When attempting to approximately replicate Census Bureau estimates at the family level, you need to use the Census Bureau’s definition of families. The variable FAMUNIT identifies family units as defined by IPUMS, not as defined by the Census Bureau. You should not use FAMUNIT when comparing your estimates to Census Bureau published estimates. In the IPUMS USA extract system, you can find a number of variables that use Census Bureau definitions of families/subfamilies. See the family interrelationship variable group and the variables that mention Census Bureau classifications in parentheses. You can read our overview of subfamilies and family interrelationships here. To uniquely identify households using IPUMS USA data, combine the variables SAMPLE and SERIAL. To uniquely identify families as defined by the Census Bureau, combine the variables SAMPLE, SERIAL, and SUBFAM. Note that SUBFAM does not separate individuals unrelated to the household head from the household head and the head’s family if that unrelated individual does not have a parent or child living in the same household. The head of household and their family are coded SUBFAM=0 (not in subfamily). Unrelated individuals without a parent or child in the household will also be coded SUBFAM=0. This means you cannot use SUBFAM alone to identify families within households. I suggest using RELATE, relationship to household head, to remedy this.

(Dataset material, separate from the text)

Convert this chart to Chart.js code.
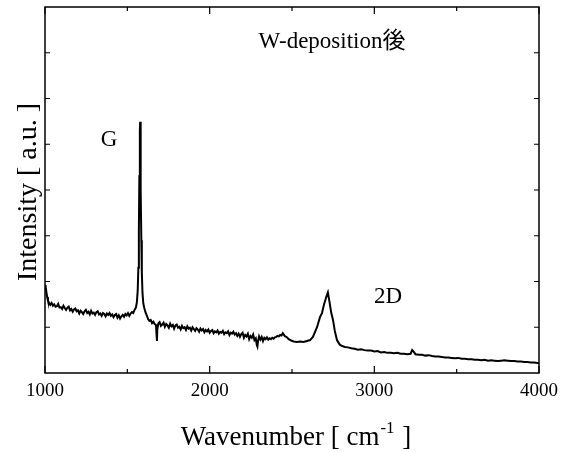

As stated in the INCEARN variable description, this variable is the total of for the IPUMS variables INCWAGE, INCBUS, and INCFARM (for 1990) and for INCWAGE and INCBUS00 (for the 2000 census, the ACS, and the PRCS). All of these income variables are top coded. The codes section for each of these income variables provides information about the top codes. Note that a value of 0 in INCEARN is the NIU (not in universe) code, but this is not the NIU code for the other income variables listed. Be sure to check the codes section of all the income variables used to identify special codes.